The brand is a community. The designers and collaborators are mostly “refugees and other talented, underappreciated groups.” Its global collaborators include the London-based milliner Justin Smith, the American artist Duke Riley, South African lacemaker Pierre Fouché, and more.
In the brand announcement, Jolie wrote:
“I am building a place for creative people to collaborate with a skilled and diverse family of expert tailors, pattern makers, and artisans from around the world. A place to have fun. To create your own designs with freedom. To discover yourself.
We will use only leftover, quality vintage material and deadstock. You will be able to repair or upcycle pieces from your closet you wish to revive, perfecting fit, breathing new life into what could have been thrown away, and creating quality heirloom garments with personal meaning.”
“We hope to create a community of creativity and inspiration, regardless of socio-economic background. We will spotlight the people who play a part in each creation. We will bring together a diverse team, including apprenticeships for refugees and other talented, underappreciated groups, with positions of dignity based on skill. And as we work with global artisans and creators, we hope to help share the richness of their cultural heritage and support the development of their own businesses.
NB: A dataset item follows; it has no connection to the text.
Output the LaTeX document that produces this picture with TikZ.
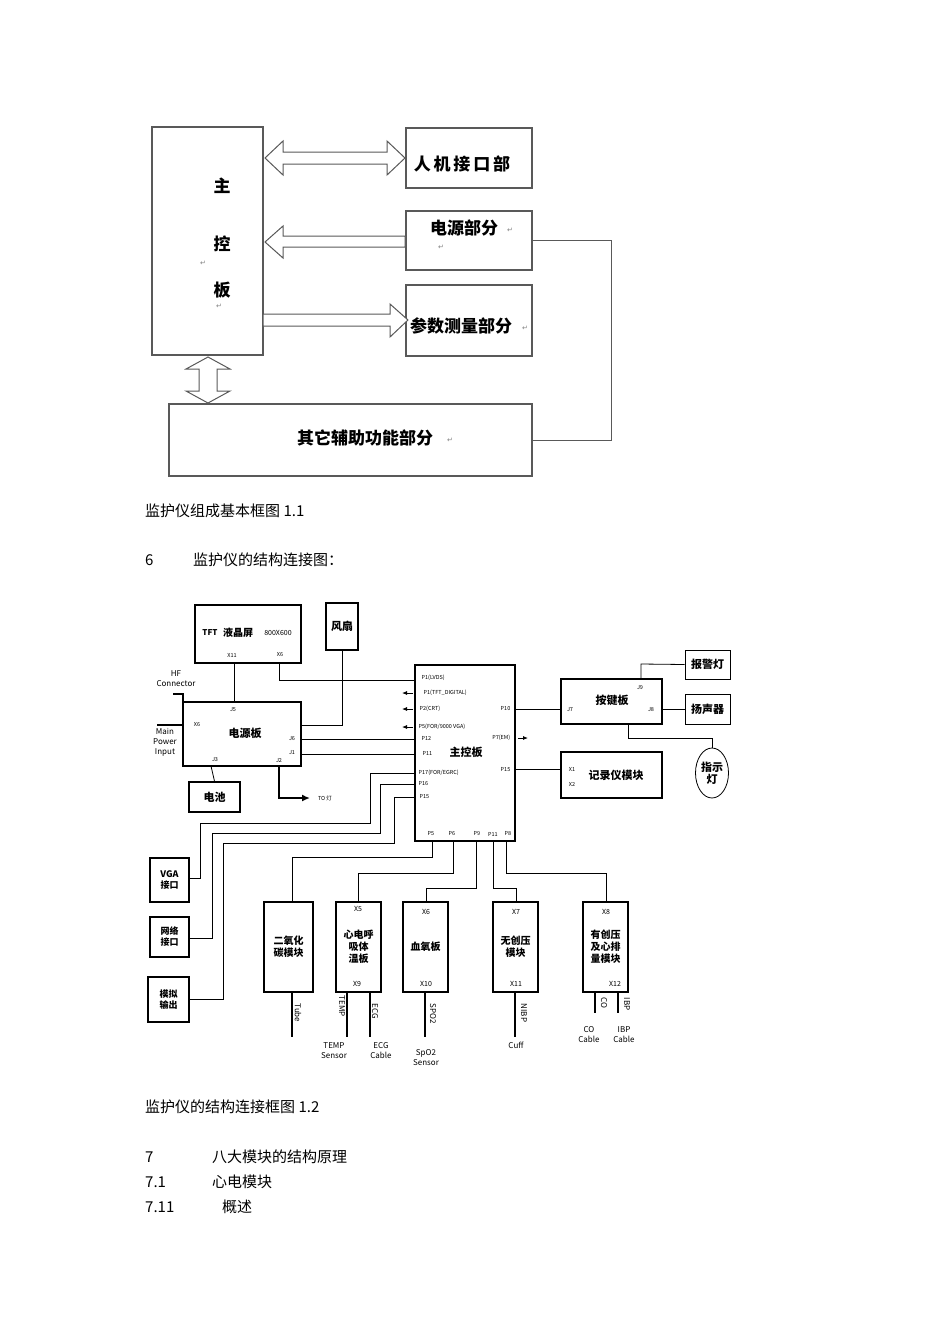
\documentclass[tikz,border=0pt]{standalone}
\usepackage{fontspec}
\setmainfont{Noto Sans CJK SC}
\newfontfamily\dv{DejaVu Sans}
\usetikzlibrary{shapes.geometric,arrows.meta}
\begin{document}
\begin{tikzpicture}[x=1pt,y=-1pt,
 tb/.style={draw=black!65,line width=1.1pt,inner sep=0pt},
 bx/.style={draw,line width=1.6pt,inner sep=0pt,font=\fontsize{11}{12}\selectfont\bfseries,align=center},
 ln/.style={line width=0.8pt},
 tk/.style={line width=2pt},
 lb/.style={font=\fontsize{5.5}{6}\selectfont,inner sep=0.5pt},
 bl/.style={font=\fontsize{8}{10}\selectfont,inner sep=0.5pt,align=center},
 captxt/.style={font=\fontsize{15}{16}\selectfont,anchor=west,inner sep=0pt},
 rt/.style={font=\fontsize{8}{9}\selectfont,rotate=-90,inner sep=0.5pt},
 ret/.style={font=\dv\fontsize{7}{7}\selectfont,text=black!50,inner sep=0pt},
 blk/.style={draw=black!65,line width=1pt,fill=white,line join=miter}]
\useasboundingbox (0,0) rectangle (950,1344);
% ---------- top diagram ----------
\node[tb,minimum width=111,minimum height=228] (mc) at (207.5,241) {};
\node[font=\fontsize{17}{18}\selectfont\bfseries] at (222,186) {主};
\node[font=\fontsize{17}{18}\selectfont\bfseries] at (222,244) {控};
\node[font=\fontsize{17}{18}\selectfont\bfseries] at (222,290) {板};
\node[ret] at (203,263) {↵};
\node[ret] at (219,306) {↵};
\node[tb,minimum width=126,minimum height=60] (hm) at (469,158) {};
\node[font=\fontsize{17}{18}\selectfont\bfseries] at (462,164) {人\,机\,接\,口\,部};
\node[tb,minimum width=126,minimum height=59] (pw) at (469,240.5) {};
\node[font=\fontsize{17}{18}\selectfont\bfseries] at (464,228) {电源部分};
\node[ret] at (510,230) {↵};\node[ret] at (441,247) {↵};
\node[tb,minimum width=126,minimum height=71] (pm) at (469,320.5) {};
\node[font=\fontsize{17}{18}\selectfont\bfseries] at (461,326) {参数测量部分};
\node[ret] at (525,328) {↵};
\node[tb,minimum width=363,minimum height=72] (ax) at (350.5,440) {};
\node[font=\fontsize{17}{18}\selectfont\bfseries] at (365,438) {其它辅助功能部分};
\node[ret] at (450,440) {↵};
\draw[blk] (265,158)--(283,141)--(283,152)--(387,152)--(387,141)--(405,158)--(387,175)--(387,164)--(283,164)--(283,175)--cycle;
\draw[blk] (265,242)--(283,226)--(283,236)--(405,236)--(405,247)--(283,247)--(283,258)--cycle;
\draw[blk] (263,314)--(390,314)--(390,304)--(408,320)--(390,337)--(390,326)--(263,326)--cycle;
\draw[blk] (208,357)--(230,369)--(217,369)--(217,391)--(230,391)--(208,403)--(186,391)--(199,391)--(199,369)--(186,369)--cycle;
\draw[draw=black!65,line width=1pt] (pw.east) -- (611,240.5) |- (ax.east);
% captions
\node[captxt] at (145,511) {监护仪组成基本框图 1.1};
\node[captxt] at (145,560) {6};
\node[captxt] at (193,560) {监护仪的结构连接图：};
\node[captxt] at (145,1107) {监护仪的结构连接框图 1.2};
\node[captxt] at (145,1157) {7};
\node[captxt] at (212,1157) {八大模块的结构原理};
\node[captxt] at (145,1182) {7.1};
\node[captxt] at (212,1182) {心电模块};
\node[captxt] at (145,1207) {7.11};
\node[captxt] at (222,1207) {概述};
% ---------- bottom diagram ----------
\node[bx,minimum width=106,minimum height=58] (tft) at (248,634) {};
\node[font=\fontsize{8}{9}\selectfont\bfseries] at (210,633) {TFT};
\node[font=\fontsize{10}{10}\selectfont\bfseries] at (238,633) {液晶屏};
\node[lb,font=\fontsize{7}{8}\selectfont] at (278,633) {800X600};
\node[lb] at (232,655) {X11};\node[lb] at (280,655) {X6};
\node[bx,minimum width=32,minimum height=47] (fan) at (342,626.5) {风扇};
\node[bx,minimum width=118,minimum height=64] (pb) at (242,734) {};
\node[font=\fontsize{11}{12}\selectfont\bfseries] at (245,733) {电源板};
\node[lb] at (233,710) {J5};\node[lb] at (197,725) {X6};\node[lb] at (292,739) {J6};
\node[lb] at (292,753) {J1};\node[lb] at (215,760) {J3};\node[lb] at (279,761) {J2};
\node[bx,minimum width=51,minimum height=30] (bat) at (214.5,797) {电池};
\node[bx,minimum width=100,minimum height=176] (mb) at (465,753) {};
\node[font=\fontsize{11}{12}\selectfont\bfseries] at (466,752) {主控板};
\node[lb,anchor=west] at (421,678) {P1(LVDS)};
\node[lb,anchor=west] at (423,693) {P1(TFT\_DIGITAL)};
\node[lb,anchor=west] at (419,709) {P2(CRT)};
\node[lb,anchor=west] at (418,727) {P5(FOR/9000 VGA)};
\node[lb,anchor=west] at (421,738) {P12};
\node[lb,anchor=west] at (422,753) {P11};
\node[lb,anchor=east] at (511,709) {P10};
\node[lb,anchor=east] at (511,738) {P7(EM)};
\node[lb,anchor=east] at (511,770) {P15};
\node[lb,anchor=west] at (418,773) {P17(FOR/EGRC)};
\node[lb,anchor=west] at (418,784) {P16};
\node[lb,anchor=west] at (419,797) {P15};
\node[lb] at (431,834) {P5};\node[lb] at (452,834) {P6};\node[lb] at (477,834) {P9};
\node[lb] at (493,834) {P11};\node[lb] at (508,834) {P8};
\foreach \y in {693,709,727} \draw[ln,-{Latex[length=5pt,width=4pt]}] (413,\y)--(402,\y);
\draw[ln,-{Latex[length=5pt,width=4pt]}] (518,738)--(528,738);
\node[bl,align=center] at (176,679) {HF\\Connector};
\node[bl,align=center] at (165,742) {Main\\Power\\Input};
% right side
\node[bx,minimum width=101,minimum height=45] (kb) at (611.5,701.5) {};
\node[font=\fontsize{11}{12}\selectfont\bfseries] at (612,700) {按键板};
\node[lb] at (570,710) {J7};\node[lb] at (651,710) {J8};\node[lb] at (640,688) {J9};
\node[draw,line width=1pt,minimum width=45,minimum height=29,font=\fontsize{11}{12}\selectfont\bfseries,inner sep=0pt] (al) at (707.5,664.5) {报警灯};
\node[draw,line width=1pt,minimum width=45,minimum height=30,font=\fontsize{11}{12}\selectfont\bfseries,inner sep=0pt] (sp) at (707.5,709) {扬声器};
\node[draw,ellipse,line width=0.8pt,minimum width=33,minimum height=50,inner sep=0pt,font=\fontsize{11}{12}\selectfont\bfseries,align=center] (ind) at (712,773) {指示\\灯};
\node[bx,minimum width=101,minimum height=46] (rec) at (611.5,775) {};
\node[font=\fontsize{11}{12}\selectfont\bfseries] at (616,775) {记录仪模块};
\node[lb] at (572,769) {X1};\node[lb] at (572,784) {X2};
% left bottom boxes
\node[bx,minimum width=39,minimum height=44,font=\fontsize{9}{11}\selectfont\bfseries] (vga) at (169.5,880) {VGA\\接口};
\node[bx,minimum width=39,minimum height=40,font=\fontsize{9}{11}\selectfont\bfseries] (net) at (169.5,937) {网络\\接口};
\node[bx,minimum width=41,minimum height=45,font=\fontsize{9}{11}\selectfont\bfseries] (ana) at (168.5,999.5) {模拟\\输出};
% modules
\tikzset{md/.style={bx,minimum width=45,minimum height=90,font=\fontsize{10}{12}\selectfont\bfseries}}
\node[md,minimum width=49] (co2) at (288.5,947) {二氧化\\碳模块};
\node[md] (ecg) at (358.5,947) {心电呼\\吸体\\温板};
\node[md] (spo) at (425.5,947) {血氧板};
\node[md] (nibp) at (515.5,947) {无创压\\模块};
\node[md] (ibp) at (605.5,947) {有创压\\及心排\\量模块};
\node[lb,font=\fontsize{7}{8}\selectfont] at (358,909) {X5};\node[lb,font=\fontsize{7}{8}\selectfont] at (357,984) {X9};
\node[lb,font=\fontsize{7}{8}\selectfont] at (426,912) {X6};\node[lb,font=\fontsize{7}{8}\selectfont] at (426,984) {X10};
\node[lb,font=\fontsize{7}{8}\selectfont] at (516,912) {X7};\node[lb,font=\fontsize{7}{8}\selectfont] at (516,984) {X11};
\node[lb,font=\fontsize{7}{8}\selectfont] at (606,912) {X8};\node[lb,font=\fontsize{7}{8}\selectfont] at (615,984) {X12};
% connectors
\draw[ln] (234,663)--(234,702);
\draw[ln] (279,663)--(279,680)--(415,680);
\draw[ln] (fan.south)--(342,725)--(301,725);
\draw[ln] (301,739)--(415,739);
\draw[ln] (301,754)--(415,754);
\draw[ln] (211,766)--(bat.north);
\draw[tk,-{Latex[length=8pt,width=7pt]}] (279,766)--(279,798)--(310,798);
\node[lb] at (325,798) {TO 灯};
\draw[tk] (173,694)--(183,694)--(183,702);
\draw[tk] (157,725)--(183,725);
\draw[ln] (515,709)--(kb.west|-0,709);
\draw[ln] (641,679)--(641,664)--(al.west);
\draw[ln] (662,709)--(sp.west);
\draw[ln] (628,724)--(628,738)--(712,738)--(ind.north);
\draw[ln] (515,769)--(rec.west|-0,769);
\draw[ln] (415,773)--(370,773)--(370,823)--(200,823)--(200,878)--(189,878);
\draw[ln] (415,784)--(380,784)--(380,833)--(212,833)--(212,938)--(189,938);
\draw[ln] (415,797)--(394,797)--(394,843)--(223,843)--(223,999)--(189,999);
\draw[ln] (432,841)--(432,857)--(292,857)--(292,902);
\draw[ln] (453,841)--(453,873)--(358,873)--(358,902);
\draw[ln] (476,841)--(476,888)--(426,888)--(426,902);
\draw[ln] (493,841)--(493,888)--(516,888)--(516,902);
\draw[ln] (506,841)--(506,873)--(606,873)--(606,902);
% cables
\draw[tk,line width=1.4pt] (292,992)--(292,1037);\node[rt,anchor=west] at (298,1003) {Tube};
\draw[tk,line width=1.4pt] (347,992)--(347,1037);\node[rt,anchor=west] at (342,995) {TEMP};
\draw[tk,line width=1.4pt] (370,992)--(370,1037);\node[rt,anchor=west] at (375,1003) {ECG};
\draw[tk,line width=1.4pt] (425,992)--(425,1037);\node[rt,anchor=west] at (433,1003) {SPO2};
\draw[tk,line width=1.4pt] (515,992)--(515,1037);\node[rt,anchor=west] at (524,1003) {NIBP};
\draw[tk,line width=1.4pt] (595,992)--(595,1013);\node[rt,anchor=west] at (604,997) {CO};
\draw[tk,line width=1.4pt] (618,992)--(618,1013);\node[rt,anchor=west] at (627,997) {IBP};
\node[bl] at (334,1051) {TEMP\\Sensor};
\node[bl] at (381,1051) {ECG\\Cable};
\node[bl] at (426,1058) {SpO2\\Sensor};
\node[bl] at (516,1045) {Cuff};
\node[bl] at (589,1035) {CO\\Cable};
\node[bl] at (624,1035) {IBP\\Cable};
\end{tikzpicture}
\end{document}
But what about the clothes?
It should come as no surprise that the brand’s creative vision is full of timeless silhouettes inspired by Jolie’s simple approach to fashion. “Sometimes the way you dress says, ‘Don’t mess with me—I’ve got my armor on,’ ” Jolie told Vogue. “But I want a woman to feel safe enough that she can be soft.”
Their first collaborator is B Corp-accredited luxury Maison Chloé. Together with Creative Director Gabriela Hearst, Jolie designed this capsule full of eveningwear with an emphasis on fluid silhouettes. Lots of tailored pants and fluid gowns. Lovers of the Chloe, The Row, and Phoebe Philo should eagerly await this one.
This new venture aligns with Jolie’s personal commitment to service. A former UN Refugee Agency Goodwill Ambassador and Special Envoy, Atelier Jolie’s focus on uplifting and supporting creatives from marginalized communities is on brand for Angelina. When she’s not working on this new creative venture, she’s writing pieces for TIME magazine, doing philanthropic work, and using her platform to speak on global issues. Moved by her work with refugees, she has been one of the only major celebrities to use their massive platform to explicitly address the humanitarian crisis in Gaza.
As with everything she does, Jolie’s brand is a labor of love filled with passion and purpose. She has even gotten her kids involved to drive home the communal aspect of the brand. It’s for everyone and it’s about everyone — not just Jolie.
Atelier Jolie opens its doors later this year. I’ll see you all in line at 57 Great Jones St.